In my RL I’ve been contemplating joining an Episcopalian church—I was raised Southern Baptist, while my elderly parents recently returned to Catholicism—and I think maybe my entire family appreciates strict liturgy, even though we have not always practiced that.
So pretty unsurprisingly, my Jenn Avatar has infrequently dipped a toe into the Anglican Cathedral of Second Life. There’s a strong, active virtual community based around its daily or almost-daily services, and I really like many of its members’ British and New Zealand accents when they read call-and-response selections from the, uh, the Anglican Readings Hymnal thingie.

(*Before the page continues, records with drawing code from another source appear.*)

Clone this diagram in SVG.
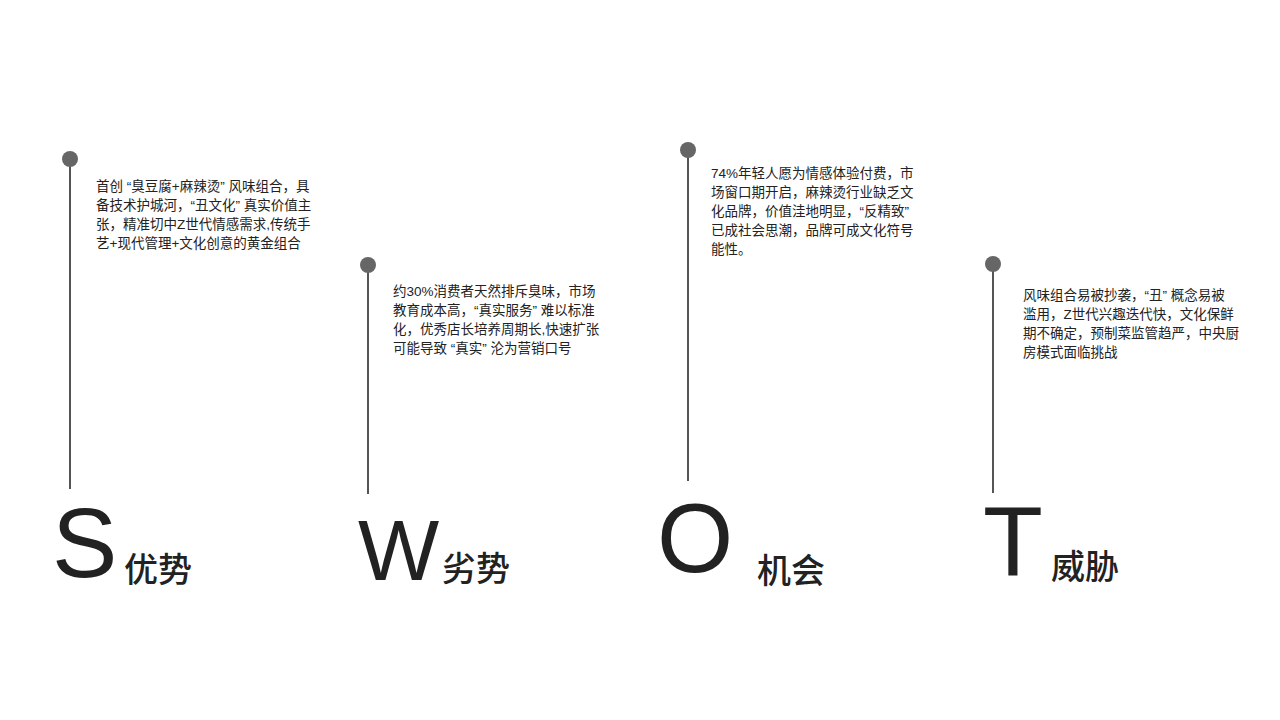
<svg xmlns="http://www.w3.org/2000/svg" width="1280" height="720" viewBox="0 0 1280 720">
<style>
.d{fill:#666}
.l{stroke:#555;stroke-width:2}
.t{font-family:"Liberation Sans","Noto Sans CJK SC",sans-serif;font-size:13.5px;fill:#222}
.b{font-family:"Liberation Sans","Noto Sans CJK SC",sans-serif;font-size:98px;fill:#222}
.c{font-family:"Noto Sans CJK SC",sans-serif;font-size:34px;fill:#222;font-weight:500}
</style>
<rect width="1280" height="720" fill="#fff"/>
<g id="connectors">
<line class="l" x1="70" y1="160" x2="70" y2="489"/>
<line class="l" x1="368" y1="266" x2="368" y2="494"/>
<line class="l" x1="688" y1="151" x2="688" y2="481"/>
<line class="l" x1="993" y1="265" x2="993" y2="493"/>
</g>
<g id="S">
<circle class="d" cx="70" cy="159" r="8"/>
<text class="t" x="96" y="191">首创 “臭豆腐+麻辣烫” 风味组合，具</text>
<text class="t" x="96" y="210">备技术护城河，“丑文化” 真实价值主</text>
<text class="t" x="96" y="229">张，精准切中Z世代情感需求,传统手</text>
<text class="t" x="96" y="248">艺+现代管理+文化创意的黄金组合</text>
<text class="b" x="52" y="577">S</text>
<text class="c" x="124" y="582">优势</text>
</g>
<g id="W">
<circle class="d" cx="368" cy="265" r="8"/>
<text class="t" x="393" y="296">约30%消费者天然排斥臭味，市场</text>
<text class="t" x="393" y="315">教育成本高，“真实服务” 难以标准</text>
<text class="t" x="393" y="334">化，优秀店长培养周期长,快速扩张</text>
<text class="t" x="393" y="353">可能导致 “真实” 沦为营销口号</text>
<text class="b" x="358" y="580" style="font-size:86px">W</text>
<text class="c" x="442" y="581">劣势</text>
</g>
<g id="O">
<circle class="d" cx="688" cy="150" r="8"/>
<text class="t" x="711" y="178">74%年轻人愿为情感体验付费，市</text>
<text class="t" x="711" y="197">场窗口期开启，麻辣烫行业缺乏文</text>
<text class="t" x="711" y="216">化品牌，价值洼地明显，“反精致”</text>
<text class="t" x="711" y="235">已成社会思潮，品牌可成文化符号</text>
<text class="t" x="711" y="254">能性。</text>
<text class="b" x="657" y="572">O</text>
<text class="c" x="757" y="583">机会</text>
</g>
<g id="T">
<circle class="d" cx="993" cy="264" r="8"/>
<text class="t" x="1023" y="300">风味组合易被抄袭，“丑” 概念易被</text>
<text class="t" x="1023" y="319">滥用，Z世代兴趣迭代快，文化保鲜</text>
<text class="t" x="1023" y="338">期不确定，预制菜监管趋严，中央厨</text>
<text class="t" x="1023" y="357">房模式面临挑战</text>
<text class="b" x="983" y="575">T</text>
<text class="c" x="1051" y="579">威胁</text>
</g>
</svg>
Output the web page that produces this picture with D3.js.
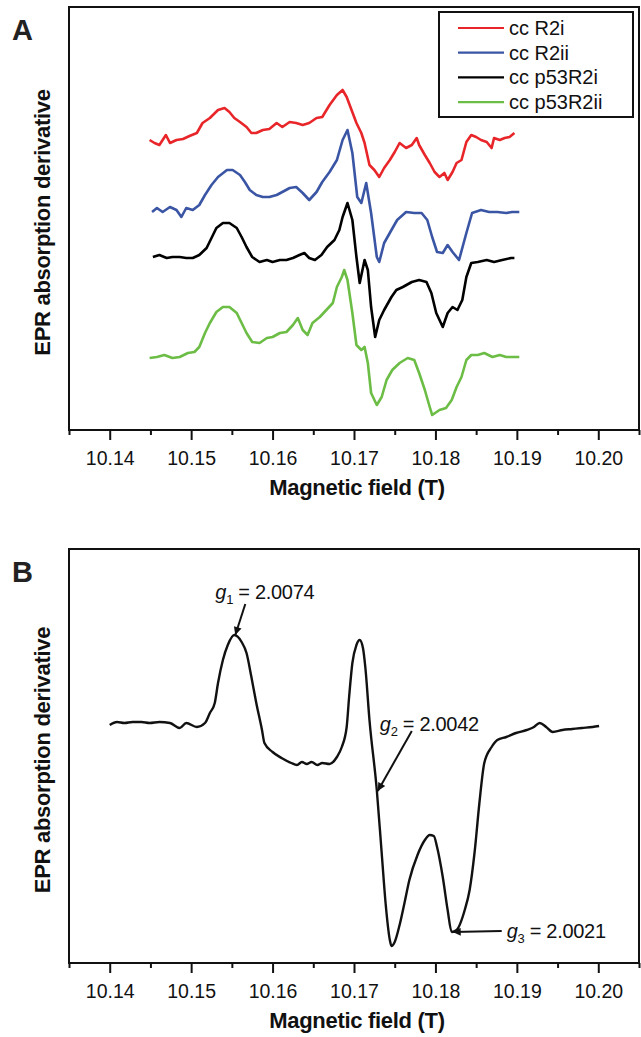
<!DOCTYPE html>
<html>
<head>
<meta charset="utf-8">
<script src="https://cdn.jsdelivr.net/npm/d3@7/dist/d3.min.js"></script>
<style>
  html, body { margin: 0; padding: 0; background: #fff; }
  svg { display: block; font-family: "Liberation Sans", Arial, Helvetica, sans-serif; }
</style>
</head>
<body>
<svg id="chart" width="641" height="1037"></svg>
<script>
// ---------------- DATA ----------------
// x: magnetic field (T), y: EPR absorption derivative (arbitrary units, traces offset vertically)
const seriesNames = ["cc R2i", "cc R2ii", "cc p53R2i", "cc p53R2ii"];
const seriesColors = ["#e8262a", "#3a55a4", "#000000", "#6cbd45"];

const ccR2i = [
  [10.1449,290],[10.1455,287],[10.1461,285],[10.1469,295],[10.1474,287],[10.1482,290],[10.1490,291],
  [10.1498,294],[10.1507,297],[10.1514,307],[10.1523,312],[10.1533,320],[10.1541,322],[10.1547,318],
  [10.1553,312],[10.1560,308],[10.1568,303],[10.1574,297],[10.1580,297],[10.1588,300],[10.1596,301],
  [10.1605,307],[10.1612,303],[10.1621,308],[10.1629,307],[10.1637,305],[10.1645,307],[10.1654,312],
  [10.1661,313],[10.1670,325],[10.1679,335],[10.1686,340],[10.1691,333],[10.1697,320],[10.1703,307],
  [10.1709,297],[10.1713,287],[10.1719,265],[10.1725,260],[10.1731,253],[10.1737,262],[10.1744,270],
  [10.1750,278],[10.1756,287],[10.1764,282],[10.1771,285],[10.1777,292],[10.1780,285],[10.1787,275],
  [10.1793,267],[10.1799,258],[10.1805,253],[10.1811,257],[10.1815,250],[10.1821,258],[10.1826,267],
  [10.1832,270],[10.1838,288],[10.1844,295],[10.1850,293],[10.1856,290],[10.1863,288],[10.1869,282],
  [10.1872,292],[10.1879,290],[10.1885,292],[10.1891,293],[10.1897,297]
];
const ccR2ii = [
  [10.1452,218],[10.1458,222],[10.1465,218],[10.1474,223],[10.1482,220],[10.1488,213],[10.1494,222],
  [10.1502,220],[10.1510,225],[10.1517,235],[10.1525,245],[10.1533,253],[10.1544,260],[10.1551,260],
  [10.1560,255],[10.1566,248],[10.1572,240],[10.1580,235],[10.1588,233],[10.1596,233],[10.1605,235],
  [10.1612,238],[10.1621,242],[10.1629,243],[10.1637,237],[10.1645,230],[10.1654,238],[10.1661,248],
  [10.1670,258],[10.1679,270],[10.1686,290],[10.1692,300],[10.1698,277],[10.1704,233],[10.1709,227],
  [10.1715,247],[10.1721,217],[10.1728,173],[10.1731,168],[10.1737,187],[10.1746,200],[10.1753,210],
  [10.1764,218],[10.1774,217],[10.1783,217],[10.1790,210],[10.1796,193],[10.1802,178],[10.1809,177],
  [10.1815,185],[10.1821,178],[10.1829,170],[10.1838,197],[10.1845,217],[10.1856,220],[10.1866,218],
  [10.1876,218],[10.1887,217],[10.1894,218],[10.1903,218]
];
const ccp53R2i = [
  [10.1453,173],[10.1461,175],[10.1470,172],[10.1477,173],[10.1486,173],[10.1494,172],[10.1502,172],
  [10.1510,175],[10.1519,182],[10.1525,192],[10.1531,202],[10.1539,207],[10.1547,207],[10.1556,202],
  [10.1562,193],[10.1568,183],[10.1575,173],[10.1584,168],[10.1593,170],[10.1600,168],[10.1609,170],
  [10.1617,170],[10.1625,172],[10.1633,175],[10.1639,177],[10.1645,172],[10.1652,170],[10.1660,175],
  [10.1667,183],[10.1676,190],[10.1682,200],[10.1686,213],[10.1692,227],[10.1698,210],[10.1703,173],
  [10.1707,147],[10.1713,170],[10.1717,160],[10.1721,123],[10.1726,93],[10.1731,110],[10.1737,120],
  [10.1746,133],[10.1752,140],[10.1760,143],[10.1771,148],[10.1780,150],[10.1789,148],[10.1795,137],
  [10.1801,117],[10.1809,103],[10.1815,117],[10.1821,123],[10.1827,120],[10.1833,130],[10.1838,153],
  [10.1844,167],[10.1852,168],[10.1863,170],[10.1872,168],[10.1882,170],[10.1893,172],[10.1897,172]
];
const ccp53R2ii = [
  [10.1449,72],[10.1458,73],[10.1467,75],[10.1477,72],[10.1486,73],[10.1496,77],[10.1504,78],
  [10.1510,83],[10.1517,97],[10.1523,107],[10.1531,118],[10.1539,123],[10.1547,123],[10.1556,117],
  [10.1562,107],[10.1568,97],[10.1575,88],[10.1584,87],[10.1593,92],[10.1600,93],[10.1609,97],
  [10.1617,98],[10.1625,105],[10.1631,112],[10.1637,100],[10.1643,95],[10.1649,107],[10.1658,113],
  [10.1666,120],[10.1674,127],[10.1679,143],[10.1685,153],[10.1688,160],[10.1692,150],[10.1698,117],
  [10.1703,85],[10.1709,80],[10.1713,83],[10.1717,67],[10.1721,37],[10.1728,25],[10.1734,33],
  [10.1740,50],[10.1747,60],[10.1756,67],[10.1766,72],[10.1774,70],[10.1780,57],[10.1787,40],
  [10.1793,23],[10.1796,15],[10.1805,20],[10.1813,22],[10.1820,30],[10.1826,43],[10.1832,53],
  [10.1838,70],[10.1844,75],[10.1852,75],[10.1860,77],[10.1870,73],[10.1879,75],[10.1887,73],
  [10.1894,73],[10.1903,73]
];
const seriesA = [ccR2i, ccR2ii, ccp53R2i, ccp53R2ii];

const traceB = [
  [10.1400,238],[10.1409,241],[10.1418,240],[10.1428,241],[10.1439,241],[10.1449,240],[10.1461,241],
  [10.1474,240],[10.1486,235],[10.1494,240],[10.1507,236],[10.1517,240],[10.1523,250],[10.1529,260],
  [10.1533,280],[10.1539,303],[10.1545,318],[10.1553,328],[10.1562,321],[10.1568,310],[10.1574,286],
  [10.1580,260],[10.1587,233],[10.1590,220],[10.1600,211],[10.1611,205],[10.1623,200],[10.1630,198],
  [10.1636,201],[10.1642,199],[10.1648,201],[10.1655,198],[10.1661,200],[10.1670,199],[10.1679,206],
  [10.1685,216],[10.1691,236],[10.1694,266],
  [10.1698,300],[10.1703,318],[10.1707,323],[10.1711,315],[10.1714,295],[10.1719,243],[10.1728,173],
  [10.1734,110],[10.1739,58],[10.1744,23],[10.1746,17],[10.1750,21],[10.1756,38],[10.1762,60],
  [10.1768,83],[10.1778,108],[10.1787,123],[10.1793,128],[10.1798,127],[10.1802,116],[10.1809,86],
  [10.1815,53],[10.1820,31],[10.1826,33],[10.1836,53],[10.1842,73],[10.1848,110],[10.1854,160],
  [10.1860,200],[10.1869,216],[10.1876,223],[10.1887,226],[10.1899,230],[10.1912,233],[10.1921,236],
  [10.1928,240],[10.1936,236],[10.1944,231],[10.1956,233],[10.1968,234],[10.1980,235],[10.1993,236],
  [10.2001,237]
];

// g-value annotations: [subscript, label, field position, signal value]
const gLabels = [
  ["1", "2.0074", 10.1553, 328],
  ["2", "2.0042", 10.1728, 172],
  ["3", "2.0021", 10.1820, 31]
];

const xTicks = [10.14, 10.15, 10.16, 10.17, 10.18, 10.19, 10.20];
const xMinorTicks = [10.135, 10.145, 10.155, 10.165, 10.175, 10.185, 10.195, 10.205];
const xDomain = [10.135, 10.205];
const yDomainA = [0, 423];
const yDomainB = [0, 414];

// ---------------- DRAW ----------------
const svg = d3.select("#chart");
const L = 69, R = 639;

function panel(top, bottom, yDomain, letter, letterY) {
  const x = d3.scaleLinear().domain(xDomain).range([L, R]);
  const y = d3.scaleLinear().domain(yDomain).range([bottom, top]);
  const g = svg.append("g");

  g.append("rect").attr("x", L).attr("y", top).attr("width", R - L).attr("height", bottom - top)
    .attr("fill", "none").attr("stroke", "#111").attr("stroke-width", 2);

  const minor = d3.axisBottom(x).tickValues(xMinorTicks).tickSize(5).tickFormat("");
  g.append("g").attr("transform", `translate(0,${bottom})`).call(minor)
    .call(s => s.select(".domain").remove())
    .call(s => s.selectAll("line").attr("stroke", "#111").attr("stroke-width", 2));
  const major = d3.axisBottom(x).tickValues(xTicks).tickSize(10).tickPadding(11)
    .tickFormat(d3.format(".2f"));
  g.append("g").attr("transform", `translate(0,${bottom})`).call(major)
    .call(s => s.select(".domain").remove())
    .call(s => s.selectAll("line").attr("stroke", "#111").attr("stroke-width", 2))
    .call(s => s.selectAll("text").attr("font-size", 19.5).attr("fill", "#111")
      .attr("font-family", "'Liberation Sans', Arial, sans-serif"));

  g.append("text").attr("x", (L + R) / 2 + 3).attr("y", bottom + 65)
    .attr("text-anchor", "middle").attr("font-weight", "bold").attr("font-size", 22)
    .attr("fill", "#111").attr("letter-spacing", -0.3).text("Magnetic field (T)");
  g.append("text").attr("transform", `translate(50,${(top + bottom) / 2 + 4}) rotate(-90)`)
    .attr("text-anchor", "middle").attr("font-weight", "bold").attr("font-size", 22)
    .attr("fill", "#111").attr("letter-spacing", -0.3).text("EPR absorption derivative");

  g.append("text").attr("x", 12).attr("y", letterY).attr("font-weight", "bold")
    .attr("font-size", 29).attr("fill", "#222").text(letter);

  return { g, x, y };
}

// Panel A
const A = panel(7, 430, yDomainA, "A", 40);
const lineA = d3.line().x(d => A.x(d[0])).y(d => A.y(d[1])).curve(d3.curveLinear);
seriesA.forEach((s, i) => {
  A.g.append("path").datum(s).attr("d", lineA).attr("fill", "none")
    .attr("stroke", seriesColors[i]).attr("stroke-width", 2.6).attr("stroke-linejoin", "round");
});

// legend
const leg = A.g.append("g");
leg.append("rect").attr("x", 439).attr("y", 12).attr("width", 194).attr("height", 105)
  .attr("fill", "#fff").attr("stroke", "#111").attr("stroke-width", 2);
seriesNames.forEach((n, i) => {
  const yy = 28 + i * 24.7;
  leg.append("line").attr("x1", 458).attr("x2", 504).attr("y1", yy).attr("y2", yy)
    .attr("stroke", seriesColors[i]).attr("stroke-width", 2.2);
  leg.append("text").attr("x", 509).attr("y", yy + 7).attr("font-size", 20)
    .attr("fill", "#111").text(n);
});

// Panel B
const B = panel(549, 963, yDomainB, "B", 582);
const lineB = d3.line().x(d => B.x(d[0])).y(d => B.y(d[1])).curve(d3.curveMonotoneX);
B.g.append("path").datum(traceB).attr("d", lineB).attr("fill", "none")
  .attr("stroke", "#111").attr("stroke-width", 2.4).attr("stroke-linejoin", "round");

svg.append("defs").append("marker").attr("id", "arr").attr("viewBox", "0 0 10 10")
  .attr("refX", 10).attr("refY", 5).attr("markerWidth", 12).attr("markerHeight", 8)
  .attr("markerUnits", "userSpaceOnUse").attr("orient", "auto")
  .append("path").attr("d", "M0,0 L10,5 L0,10 Z").attr("fill", "#111");

// annotation layout offsets relative to arrow tip
const annLayout = [
  { sx: 11, sy: -31, tx: -19, ty: -36 },
  { sx: 35, sy: -60, tx: 3, ty: -60 },
  { sx: 50, sy: -1, tx: 55, ty: 6 }
];
gLabels.forEach((gl, i) => {
  const px = B.x(gl[2]), py = B.y(gl[3]);
  const lay = annLayout[i];
  B.g.append("line").attr("x1", px + lay.sx).attr("y1", py + lay.sy).attr("x2", px + 1).attr("y2", py)
    .attr("stroke", "#111").attr("stroke-width", 2).attr("marker-end", "url(#arr)");
  const t = B.g.append("text").attr("x", px + lay.tx).attr("y", py + lay.ty)
    .attr("font-size", 20).attr("fill", "#111").attr("letter-spacing", -0.3);
  t.append("tspan").attr("font-style", "italic").text("g");
  t.append("tspan").attr("font-size", 13).attr("dy", 5).text(gl[0]);
  t.append("tspan").attr("dy", -5).text(" = " + gl[1]);
});
</script>
</body>
</html>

About this: I really like the call-and-response, especially in a liturgical context (writer Amy Fusselman has a beautiful passage about sea shanties in her novella The Pharmacist’s Mate), but there’s something really magnetic and alienating, in turns, about the virtual call-and-response. One person will lead, reading canticles aloud via voice chat, and the rest of us will follow along silently. That’s the “call.” Then it’s time for our “response.” And the leader will pause, waiting for all of us to repeat the words in bold type, and during that silence, we are all whispering to ourselves at our computers all over the globe.
And I imagine other people whispering to God with me. This is kind of a haunting feeling but, as many of these services occur well after my midnight, I know the rest of the world is awake and alive and swathed in daylight. Maybe this feeling is not what the Bible is talking about at all, when in certain passages It imparts the importance of establishing and maintaining churches and relationships and flocks, but I don’t know for sure.